Lewat sebulan sudah kami menduduki rumah kecil di kutub. Yang dikira sudah banyak terbiasa, ternyata masih belum terbiasa mendengar suara-suara halus di rumah ini. Derik pipa air, derum halus kulkas & pemanas ruangan, lalu suara duk-duk-cegluk dari loteng… Ih seketika menyesal, kenapa dulu hobinya nonton film horror bule yang settingnya miriiiippp banget sama rumah yang sekarang 😆

Tempat tinggal sekarang ini bentuknya rumah 1 kamar model dua kopel. Dulu waktu di apartemen flat di Penang, sering tuh terdengar suara furniture digeret, suara duk-duk-duk kayak ada anak kecil lari, suara kelereng bergulir & suara kelereng bouncing dijatohin ke lantai. Semuanya berasal dari lantai atas. Suara-suara misterius tersebut ada urban legend-nya, kayak apartemen-apartemen di Singapura & Hong Kong. Gue nggak mau bahas urban legendnya kayak apa lah yaw, syerem… Kalo penasaran, googling sendiri aja kata kunci “marbles dropping sound”. Kalau di kota ini, gue belum tahu (DAN NGGAK TERTARIK UNTUK TAHU) cerita urban legendnya apa aja. Males banget, daripada setres sendiri & takut ngapa-ngapain. Tapi kalau di Penang/SG/HK ada 'marbles dropping sound', kayaknya disini itu urban legendnya berupa 'kulkas yang mengerang'. Kayak kulkas di rumah nih, suka bergetar & mengeluarkan suara-suara aneh kayak orang ngeden. Konon karena si kulkas merasa tersaingi suhunya oleh dinginnya udara di luar 😛

Tapi begitu suara-suara dalam rumah menghilang, yang ada cuma hening & senyap. Benar-benar nggak ada white noise sama sekali. Senyap. Lebih senyap lagi saat menjelang malam. Dalam keheningan, suara sepelan erangan kulkas pun bisa ngagetin… Apalagi suara kicauan camar laut yang dari sononya udah keras. Kalau iseng keluar rumah berdiri diam & pasang telinga, pilihan suara yang terdengar cuma suara burung & suara angin. Sesekali suara mesin mobil. Atau suara pesawat terbang. Sisanya sunyi senyap. Awal-awalnya telinga terasa terganggu oleh kesenyapan berlebih semacam ini, tetapi baru kemudian gue sadar: justru selama ini Jakarta-lah yang mengganggu panca indera dengan memberikan stimuli berlebih.

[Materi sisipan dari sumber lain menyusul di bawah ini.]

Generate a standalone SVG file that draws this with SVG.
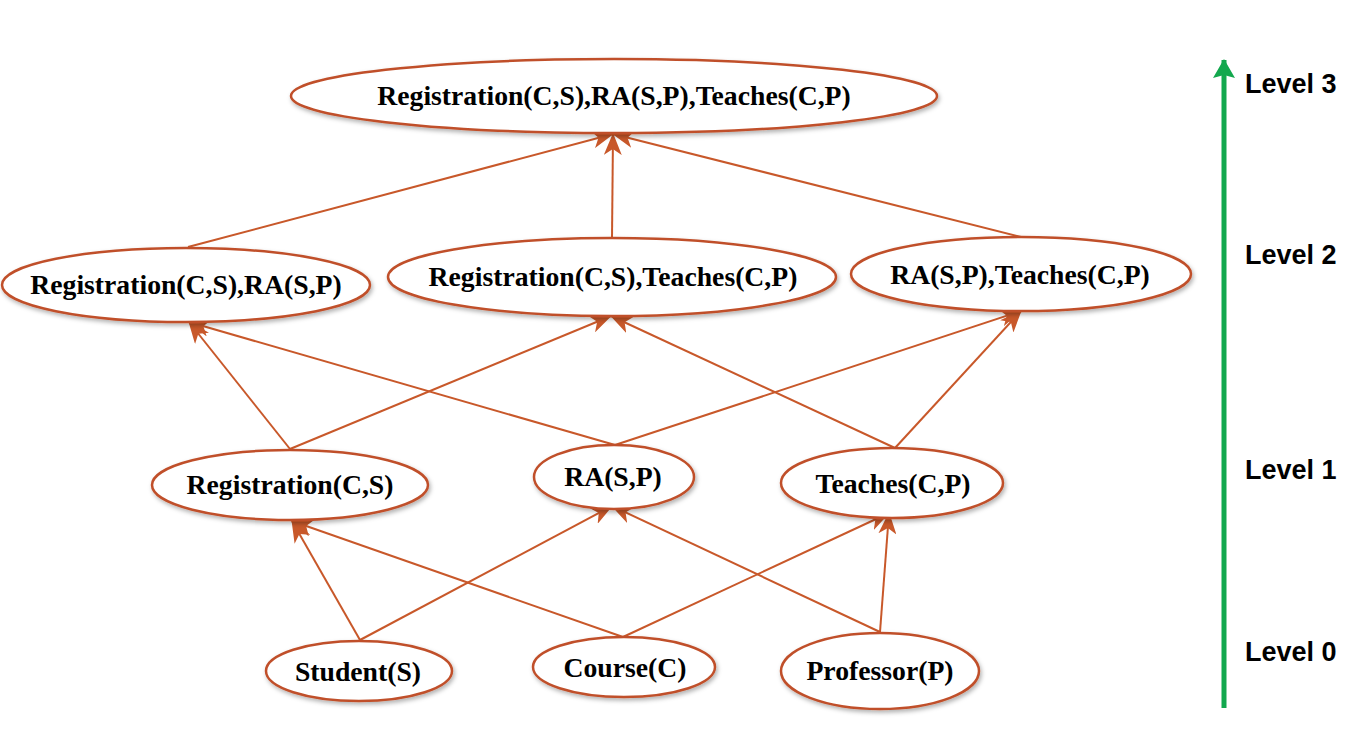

Sempat kaget juga waktu tahu kalau semua rumah tetangga di kiri-kanan atas-bawah itu ada penghuninya. Padahal nggak kedengeran suara-suara apapun. Para tetangga orang beneran semua kok, confirmed kakinya pada napak. Saking bagusnya kualitas insulasi suhu & suara di rumah-rumah sini, tanda-tanda kehidupan sampai nggak tampak pun terdengar. Baru keliatan ada yang tinggal disana pas empunya rumah keluar.

Saking penasarannya sama rupa & wujud para tetangga, gue jadi kepo sendiri nggak jelas. Ada suara tanda-tanda kehidupan, langsung bereaksi. Ada suara pintu kebuka, langsung ngintip jendela. Ada suara mobil diparkir atau suara samar orang ngobrol, ngintip jendela. Ada suara derum mobil tukang pos, langsung ngintip jendela pengen liat tukang posnya yang mirip Adam Levine #eh Barusan aja nih tangga balkon depan rumah berderak keras, gue langsung terlonjak & melesat ke pintu 😆 Pernah di suatu sore selepas maghrib terdengar suara anak kecil cekikikan di luar, gue langsung parno nyari sumber suaranya. Ternyata itu suara anaknya tetangga rumah nomer 24, lagi main sama ibunya. Trus jadi kenalan deh. Nggak, tetangganya nggak menyeringai bertaring kok. Tapi nggak keliatan juga sih apakah kulitnya pucat atau matanya merah/nggak, soalnya rada gelap udah malem…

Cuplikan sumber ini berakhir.